EXERCISE TASK —
Tally the lines in the listing below that include "this". Answer with the count and nothing more.

THE INPUT —
-- BEGIN --

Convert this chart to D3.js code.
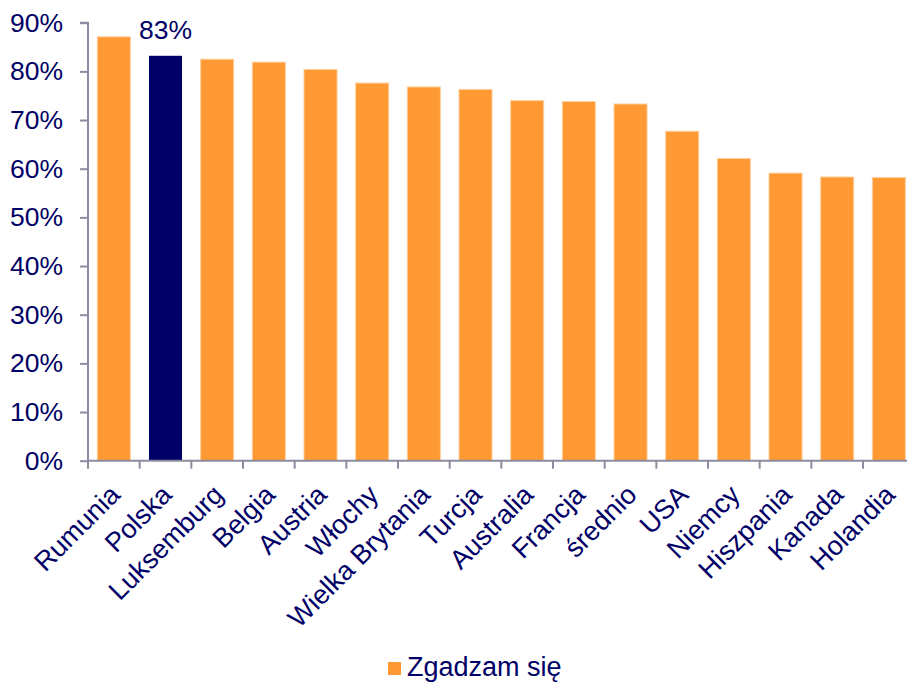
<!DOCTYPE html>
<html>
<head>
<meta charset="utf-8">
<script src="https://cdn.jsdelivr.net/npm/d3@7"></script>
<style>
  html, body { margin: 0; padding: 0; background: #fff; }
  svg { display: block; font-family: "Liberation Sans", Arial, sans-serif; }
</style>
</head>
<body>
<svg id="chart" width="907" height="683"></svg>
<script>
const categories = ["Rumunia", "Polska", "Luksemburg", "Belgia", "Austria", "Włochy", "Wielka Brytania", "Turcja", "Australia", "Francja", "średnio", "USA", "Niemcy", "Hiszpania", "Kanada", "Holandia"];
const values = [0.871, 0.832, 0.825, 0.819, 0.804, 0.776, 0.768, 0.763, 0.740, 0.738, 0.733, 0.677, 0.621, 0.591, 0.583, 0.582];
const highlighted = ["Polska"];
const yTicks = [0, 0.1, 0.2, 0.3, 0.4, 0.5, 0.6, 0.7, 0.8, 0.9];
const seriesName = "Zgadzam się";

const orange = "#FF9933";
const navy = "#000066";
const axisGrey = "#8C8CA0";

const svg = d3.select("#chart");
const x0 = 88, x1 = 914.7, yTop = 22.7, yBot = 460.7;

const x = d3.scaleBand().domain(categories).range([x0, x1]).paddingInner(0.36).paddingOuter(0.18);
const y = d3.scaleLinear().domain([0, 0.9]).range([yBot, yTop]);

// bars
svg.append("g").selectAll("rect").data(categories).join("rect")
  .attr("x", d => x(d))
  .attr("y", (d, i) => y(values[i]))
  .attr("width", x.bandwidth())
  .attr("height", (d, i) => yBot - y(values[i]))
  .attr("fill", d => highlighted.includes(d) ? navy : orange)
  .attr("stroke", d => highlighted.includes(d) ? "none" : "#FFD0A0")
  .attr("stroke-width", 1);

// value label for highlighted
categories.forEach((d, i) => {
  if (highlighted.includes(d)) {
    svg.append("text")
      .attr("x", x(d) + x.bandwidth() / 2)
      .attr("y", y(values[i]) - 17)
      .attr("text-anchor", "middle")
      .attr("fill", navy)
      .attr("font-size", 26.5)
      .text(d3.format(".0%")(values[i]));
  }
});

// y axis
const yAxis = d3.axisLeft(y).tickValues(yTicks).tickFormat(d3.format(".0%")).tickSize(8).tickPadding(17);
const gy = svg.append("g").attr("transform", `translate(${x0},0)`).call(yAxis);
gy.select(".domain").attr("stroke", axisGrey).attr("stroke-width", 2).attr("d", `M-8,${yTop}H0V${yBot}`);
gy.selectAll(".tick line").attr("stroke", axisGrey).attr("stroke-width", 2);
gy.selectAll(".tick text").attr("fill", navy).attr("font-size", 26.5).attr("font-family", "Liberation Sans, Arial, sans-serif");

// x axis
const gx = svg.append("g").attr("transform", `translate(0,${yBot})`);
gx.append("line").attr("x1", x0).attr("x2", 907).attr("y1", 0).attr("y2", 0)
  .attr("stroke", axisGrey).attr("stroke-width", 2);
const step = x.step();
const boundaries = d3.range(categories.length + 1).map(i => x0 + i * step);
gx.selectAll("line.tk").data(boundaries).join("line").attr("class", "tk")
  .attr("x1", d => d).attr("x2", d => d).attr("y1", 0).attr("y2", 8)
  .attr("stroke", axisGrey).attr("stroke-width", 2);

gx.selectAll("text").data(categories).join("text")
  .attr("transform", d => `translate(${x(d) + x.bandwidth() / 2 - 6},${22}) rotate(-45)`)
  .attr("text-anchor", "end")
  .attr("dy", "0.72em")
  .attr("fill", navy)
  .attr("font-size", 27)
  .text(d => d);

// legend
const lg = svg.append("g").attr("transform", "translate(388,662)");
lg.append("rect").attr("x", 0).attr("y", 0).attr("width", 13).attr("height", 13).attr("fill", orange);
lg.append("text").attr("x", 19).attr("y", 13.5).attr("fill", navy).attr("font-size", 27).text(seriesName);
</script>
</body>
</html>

-- END --
-- BEGIN --

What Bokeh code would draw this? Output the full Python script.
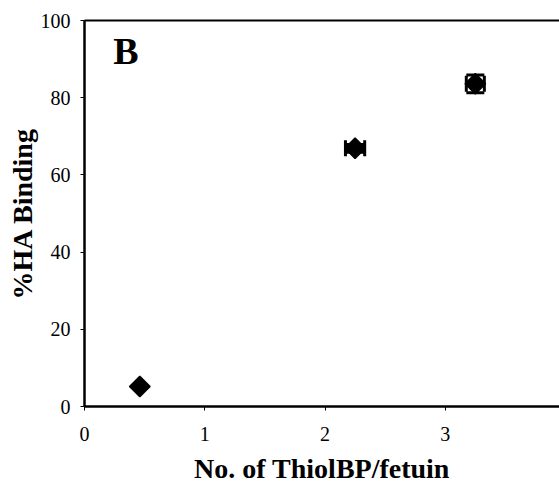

-- END --

SOLVED EXERCISE —
2